** begin Given material **

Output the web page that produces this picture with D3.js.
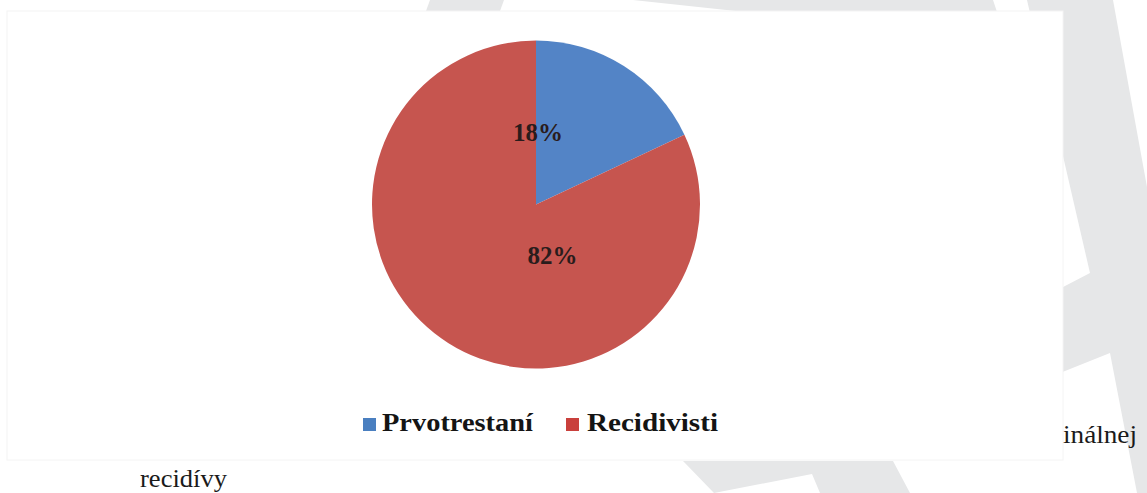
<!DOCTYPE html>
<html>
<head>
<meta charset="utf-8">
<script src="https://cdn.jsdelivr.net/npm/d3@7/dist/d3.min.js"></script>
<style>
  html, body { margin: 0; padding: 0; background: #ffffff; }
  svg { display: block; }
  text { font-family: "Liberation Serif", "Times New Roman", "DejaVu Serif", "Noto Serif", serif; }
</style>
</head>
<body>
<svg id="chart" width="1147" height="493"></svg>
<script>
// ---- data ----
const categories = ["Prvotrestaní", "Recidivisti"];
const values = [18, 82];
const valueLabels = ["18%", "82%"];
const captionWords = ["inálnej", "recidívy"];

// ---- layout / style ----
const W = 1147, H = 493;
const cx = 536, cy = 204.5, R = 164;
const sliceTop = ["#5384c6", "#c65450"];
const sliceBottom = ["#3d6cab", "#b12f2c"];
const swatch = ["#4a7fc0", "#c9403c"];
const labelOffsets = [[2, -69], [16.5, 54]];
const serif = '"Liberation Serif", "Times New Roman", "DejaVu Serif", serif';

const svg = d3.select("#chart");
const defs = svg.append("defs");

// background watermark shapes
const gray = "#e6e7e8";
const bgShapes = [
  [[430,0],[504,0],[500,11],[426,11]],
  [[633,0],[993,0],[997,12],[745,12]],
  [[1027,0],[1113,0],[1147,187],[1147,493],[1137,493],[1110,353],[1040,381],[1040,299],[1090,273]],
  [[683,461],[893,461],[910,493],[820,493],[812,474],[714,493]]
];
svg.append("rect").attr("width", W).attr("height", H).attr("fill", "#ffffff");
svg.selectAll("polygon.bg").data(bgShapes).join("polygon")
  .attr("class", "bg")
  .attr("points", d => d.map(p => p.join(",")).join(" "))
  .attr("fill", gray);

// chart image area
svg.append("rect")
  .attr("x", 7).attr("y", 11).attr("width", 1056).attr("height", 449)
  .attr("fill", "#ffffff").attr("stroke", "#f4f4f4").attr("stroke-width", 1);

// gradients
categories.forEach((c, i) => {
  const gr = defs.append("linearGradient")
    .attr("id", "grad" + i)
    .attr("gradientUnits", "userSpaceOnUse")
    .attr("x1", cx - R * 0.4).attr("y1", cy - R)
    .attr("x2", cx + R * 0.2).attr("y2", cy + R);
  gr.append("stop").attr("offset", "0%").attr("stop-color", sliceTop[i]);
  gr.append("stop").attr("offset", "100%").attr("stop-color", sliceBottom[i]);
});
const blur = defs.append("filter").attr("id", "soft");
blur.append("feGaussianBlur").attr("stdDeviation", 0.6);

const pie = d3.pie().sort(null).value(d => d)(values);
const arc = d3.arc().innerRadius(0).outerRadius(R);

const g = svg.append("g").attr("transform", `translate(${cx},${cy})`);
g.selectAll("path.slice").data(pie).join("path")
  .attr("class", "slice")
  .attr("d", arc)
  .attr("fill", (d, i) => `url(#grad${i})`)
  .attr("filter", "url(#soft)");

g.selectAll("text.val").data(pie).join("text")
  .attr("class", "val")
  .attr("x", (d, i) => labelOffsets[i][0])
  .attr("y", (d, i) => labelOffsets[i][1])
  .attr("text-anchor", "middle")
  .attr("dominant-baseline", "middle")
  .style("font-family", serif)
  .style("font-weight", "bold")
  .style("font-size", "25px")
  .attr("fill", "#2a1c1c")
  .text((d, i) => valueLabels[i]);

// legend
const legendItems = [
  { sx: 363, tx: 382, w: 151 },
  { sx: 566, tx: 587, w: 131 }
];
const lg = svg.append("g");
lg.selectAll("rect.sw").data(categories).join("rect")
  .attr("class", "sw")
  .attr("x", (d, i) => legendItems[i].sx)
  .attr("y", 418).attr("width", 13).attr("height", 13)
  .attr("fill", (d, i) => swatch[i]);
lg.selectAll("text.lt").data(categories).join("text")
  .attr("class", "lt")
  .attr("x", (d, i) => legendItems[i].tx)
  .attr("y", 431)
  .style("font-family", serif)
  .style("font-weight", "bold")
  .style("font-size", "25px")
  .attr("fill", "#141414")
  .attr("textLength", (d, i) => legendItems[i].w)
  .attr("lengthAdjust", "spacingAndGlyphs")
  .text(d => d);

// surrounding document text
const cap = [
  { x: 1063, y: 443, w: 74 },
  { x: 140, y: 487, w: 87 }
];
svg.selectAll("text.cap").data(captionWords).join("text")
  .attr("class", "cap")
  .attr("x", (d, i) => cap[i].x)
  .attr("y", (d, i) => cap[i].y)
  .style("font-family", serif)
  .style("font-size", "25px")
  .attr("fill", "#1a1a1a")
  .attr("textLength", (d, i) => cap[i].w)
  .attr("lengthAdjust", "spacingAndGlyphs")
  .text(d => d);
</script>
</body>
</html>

** end Given material **

• _Your objective_: Return to the listing above and set it down exactly, leaving out its pictures.

• _Task solution_:
Output the web page that produces this picture with D3.js.
<!DOCTYPE html>
<html>
<head>
<meta charset="utf-8">
<script src="https://cdn.jsdelivr.net/npm/d3@7/dist/d3.min.js"></script>
<style>
  html, body { margin: 0; padding: 0; background: #ffffff; }
  svg { display: block; }
  text { font-family: "Liberation Serif", "Times New Roman", "DejaVu Serif", "Noto Serif", serif; }
</style>
</head>
<body>
<svg id="chart" width="1147" height="493"></svg>
<script>
// ---- data ----
const categories = ["Prvotrestaní", "Recidivisti"];
const values = [18, 82];
const valueLabels = ["18%", "82%"];
const captionWords = ["inálnej", "recidívy"];

// ---- layout / style ----
const W = 1147, H = 493;
const cx = 536, cy = 204.5, R = 164;
const sliceTop = ["#5384c6", "#c65450"];
const sliceBottom = ["#3d6cab", "#b12f2c"];
const swatch = ["#4a7fc0", "#c9403c"];
const labelOffsets = [[2, -69], [16.5, 54]];
const serif = '"Liberation Serif", "Times New Roman", "DejaVu Serif", serif';

const svg = d3.select("#chart");
const defs = svg.append("defs");

// background watermark shapes
const gray = "#e6e7e8";
const bgShapes = [
  [[430,0],[504,0],[500,11],[426,11]],
  [[633,0],[993,0],[997,12],[745,12]],
  [[1027,0],[1113,0],[1147,187],[1147,493],[1137,493],[1110,353],[1040,381],[1040,299],[1090,273]],
  [[683,461],[893,461],[910,493],[820,493],[812,474],[714,493]]
];
svg.append("rect").attr("width", W).attr("height", H).attr("fill", "#ffffff");
svg.selectAll("polygon.bg").data(bgShapes).join("polygon")
  .attr("class", "bg")
  .attr("points", d => d.map(p => p.join(",")).join(" "))
  .attr("fill", gray);

// chart image area
svg.append("rect")
  .attr("x", 7).attr("y", 11).attr("width", 1056).attr("height", 449)
  .attr("fill", "#ffffff").attr("stroke", "#f4f4f4").attr("stroke-width", 1);

// gradients
categories.forEach((c, i) => {
  const gr = defs.append("linearGradient")
    .attr("id", "grad" + i)
    .attr("gradientUnits", "userSpaceOnUse")
    .attr("x1", cx - R * 0.4).attr("y1", cy - R)
    .attr("x2", cx + R * 0.2).attr("y2", cy + R);
  gr.append("stop").attr("offset", "0%").attr("stop-color", sliceTop[i]);
  gr.append("stop").attr("offset", "100%").attr("stop-color", sliceBottom[i]);
});
const blur = defs.append("filter").attr("id", "soft");
blur.append("feGaussianBlur").attr("stdDeviation", 0.6);

const pie = d3.pie().sort(null).value(d => d)(values);
const arc = d3.arc().innerRadius(0).outerRadius(R);

const g = svg.append("g").attr("transform", `translate(${cx},${cy})`);
g.selectAll("path.slice").data(pie).join("path")
  .attr("class", "slice")
  .attr("d", arc)
  .attr("fill", (d, i) => `url(#grad${i})`)
  .attr("filter", "url(#soft)");

g.selectAll("text.val").data(pie).join("text")
  .attr("class", "val")
  .attr("x", (d, i) => labelOffsets[i][0])
  .attr("y", (d, i) => labelOffsets[i][1])
  .attr("text-anchor", "middle")
  .attr("dominant-baseline", "middle")
  .style("font-family", serif)
  .style("font-weight", "bold")
  .style("font-size", "25px")
  .attr("fill", "#2a1c1c")
  .text((d, i) => valueLabels[i]);

// legend
const legendItems = [
  { sx: 363, tx: 382, w: 151 },
  { sx: 566, tx: 587, w: 131 }
];
const lg = svg.append("g");
lg.selectAll("rect.sw").data(categories).join("rect")
  .attr("class", "sw")
  .attr("x", (d, i) => legendItems[i].sx)
  .attr("y", 418).attr("width", 13).attr("height", 13)
  .attr("fill", (d, i) => swatch[i]);
lg.selectAll("text.lt").data(categories).join("text")
  .attr("class", "lt")
  .attr("x", (d, i) => legendItems[i].tx)
  .attr("y", 431)
  .style("font-family", serif)
  .style("font-weight", "bold")
  .style("font-size", "25px")
  .attr("fill", "#141414")
  .attr("textLength", (d, i) => legendItems[i].w)
  .attr("lengthAdjust", "spacingAndGlyphs")
  .text(d => d);

// surrounding document text
const cap = [
  { x: 1063, y: 443, w: 74 },
  { x: 140, y: 487, w: 87 }
];
svg.selectAll("text.cap").data(captionWords).join("text")
  .attr("class", "cap")
  .attr("x", (d, i) => cap[i].x)
  .attr("y", (d, i) => cap[i].y)
  .style("font-family", serif)
  .style("font-size", "25px")
  .attr("fill", "#1a1a1a")
  .attr("textLength", (d, i) => cap[i].w)
  .attr("lengthAdjust", "spacingAndGlyphs")
  .text(d => d);
</script>
</body>
</html>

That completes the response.